▶ _What the exercise asks_: Read the lines that follow and pick out every one containing the word "Write".
*** Source records
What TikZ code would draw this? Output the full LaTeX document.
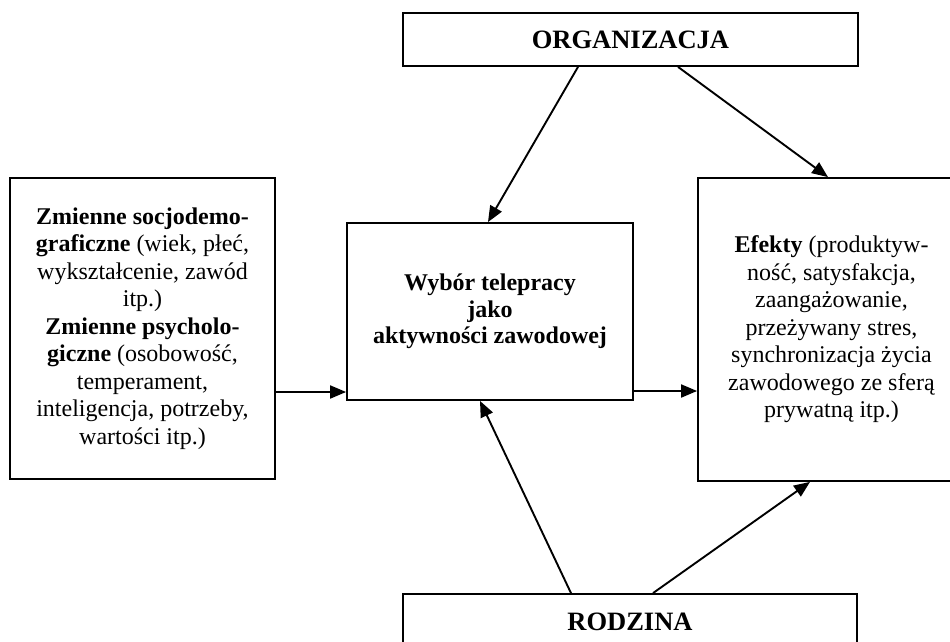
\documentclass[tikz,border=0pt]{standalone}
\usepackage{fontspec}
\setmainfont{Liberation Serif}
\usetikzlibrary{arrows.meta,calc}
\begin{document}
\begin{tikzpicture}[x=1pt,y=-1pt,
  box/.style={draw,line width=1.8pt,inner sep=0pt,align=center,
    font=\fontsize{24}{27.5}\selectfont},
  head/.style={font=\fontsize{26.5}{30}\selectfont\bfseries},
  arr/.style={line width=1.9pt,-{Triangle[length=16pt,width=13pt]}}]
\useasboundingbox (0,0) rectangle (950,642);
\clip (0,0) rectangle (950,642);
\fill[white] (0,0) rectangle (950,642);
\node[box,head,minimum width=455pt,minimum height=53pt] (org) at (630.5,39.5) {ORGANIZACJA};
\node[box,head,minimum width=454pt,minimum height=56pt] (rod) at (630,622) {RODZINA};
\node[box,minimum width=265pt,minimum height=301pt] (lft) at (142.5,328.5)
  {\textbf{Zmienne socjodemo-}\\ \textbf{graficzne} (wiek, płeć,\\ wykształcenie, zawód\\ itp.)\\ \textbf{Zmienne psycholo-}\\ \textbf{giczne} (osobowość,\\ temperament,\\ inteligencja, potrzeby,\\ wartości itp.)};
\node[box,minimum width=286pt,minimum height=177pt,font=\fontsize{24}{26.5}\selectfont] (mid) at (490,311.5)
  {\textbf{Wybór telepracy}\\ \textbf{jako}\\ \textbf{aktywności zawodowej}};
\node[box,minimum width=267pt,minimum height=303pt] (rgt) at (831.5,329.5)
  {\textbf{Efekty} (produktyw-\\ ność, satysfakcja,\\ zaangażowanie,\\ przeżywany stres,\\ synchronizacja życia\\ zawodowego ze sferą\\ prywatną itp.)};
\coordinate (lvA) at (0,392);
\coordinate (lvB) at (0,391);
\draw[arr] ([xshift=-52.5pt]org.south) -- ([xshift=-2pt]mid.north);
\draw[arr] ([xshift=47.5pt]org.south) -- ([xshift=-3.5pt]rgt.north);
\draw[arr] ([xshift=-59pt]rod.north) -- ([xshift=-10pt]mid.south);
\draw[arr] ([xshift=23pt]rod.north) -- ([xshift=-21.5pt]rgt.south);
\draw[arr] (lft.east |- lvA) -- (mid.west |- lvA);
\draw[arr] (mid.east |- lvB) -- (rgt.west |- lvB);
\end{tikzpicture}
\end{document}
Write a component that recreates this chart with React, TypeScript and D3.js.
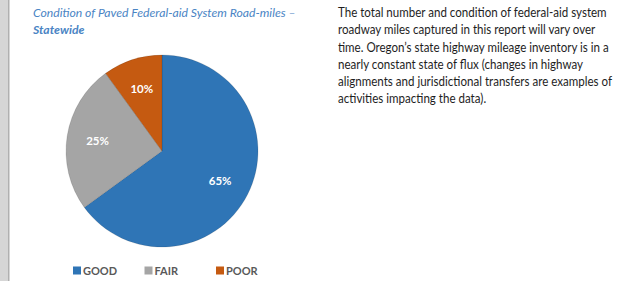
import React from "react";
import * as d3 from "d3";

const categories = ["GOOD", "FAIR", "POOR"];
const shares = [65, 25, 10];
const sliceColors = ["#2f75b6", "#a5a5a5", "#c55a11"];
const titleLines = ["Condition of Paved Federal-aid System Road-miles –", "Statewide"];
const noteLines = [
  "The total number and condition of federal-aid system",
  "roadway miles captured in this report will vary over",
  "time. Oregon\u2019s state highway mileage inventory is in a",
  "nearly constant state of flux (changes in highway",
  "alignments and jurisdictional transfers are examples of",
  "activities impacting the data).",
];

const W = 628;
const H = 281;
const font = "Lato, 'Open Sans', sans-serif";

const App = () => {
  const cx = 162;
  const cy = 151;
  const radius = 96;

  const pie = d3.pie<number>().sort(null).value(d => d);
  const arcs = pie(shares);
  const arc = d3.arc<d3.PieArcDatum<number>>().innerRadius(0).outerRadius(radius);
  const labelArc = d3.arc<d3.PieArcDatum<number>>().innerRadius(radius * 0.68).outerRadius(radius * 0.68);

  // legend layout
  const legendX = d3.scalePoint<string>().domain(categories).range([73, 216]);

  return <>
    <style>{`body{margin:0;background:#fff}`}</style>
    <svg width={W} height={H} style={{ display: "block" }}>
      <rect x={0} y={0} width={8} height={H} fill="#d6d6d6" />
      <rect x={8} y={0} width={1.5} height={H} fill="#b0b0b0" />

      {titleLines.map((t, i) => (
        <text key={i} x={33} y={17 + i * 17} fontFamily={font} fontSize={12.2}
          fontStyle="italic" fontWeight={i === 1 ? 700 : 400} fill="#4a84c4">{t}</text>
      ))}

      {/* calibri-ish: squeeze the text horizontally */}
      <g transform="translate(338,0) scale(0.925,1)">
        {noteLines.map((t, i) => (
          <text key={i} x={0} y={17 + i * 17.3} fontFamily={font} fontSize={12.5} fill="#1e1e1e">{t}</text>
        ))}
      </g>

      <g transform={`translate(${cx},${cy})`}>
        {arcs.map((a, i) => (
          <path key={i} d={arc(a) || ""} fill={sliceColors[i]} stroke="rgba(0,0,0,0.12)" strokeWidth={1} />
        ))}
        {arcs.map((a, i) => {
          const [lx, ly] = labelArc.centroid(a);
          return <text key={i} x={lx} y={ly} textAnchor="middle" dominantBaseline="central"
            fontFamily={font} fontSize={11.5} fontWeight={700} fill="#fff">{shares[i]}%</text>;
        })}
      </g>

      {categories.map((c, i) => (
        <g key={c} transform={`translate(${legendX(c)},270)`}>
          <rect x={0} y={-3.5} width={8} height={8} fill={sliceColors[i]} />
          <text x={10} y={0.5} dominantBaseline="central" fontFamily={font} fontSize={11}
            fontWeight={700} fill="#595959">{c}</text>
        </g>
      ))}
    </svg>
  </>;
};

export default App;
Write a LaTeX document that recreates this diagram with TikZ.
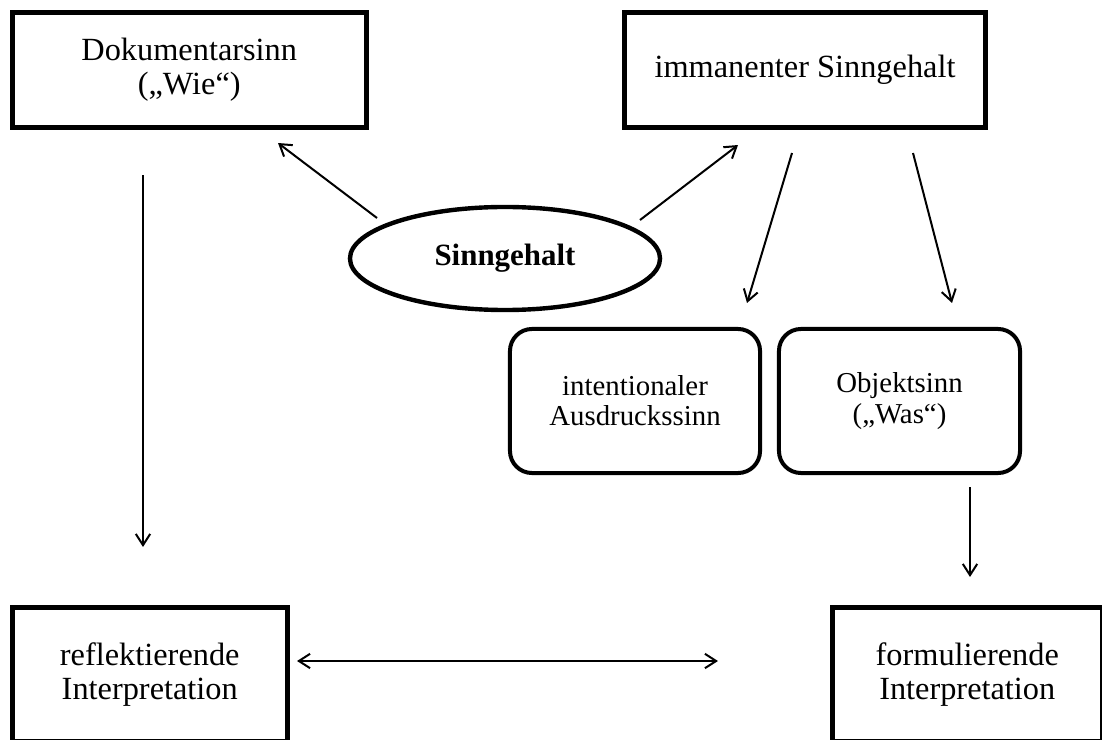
******
▶ _Task response_:
Write a component that recreates this chart with React, TypeScript and D3.js.
Write a LaTeX document that recreates this diagram with TikZ.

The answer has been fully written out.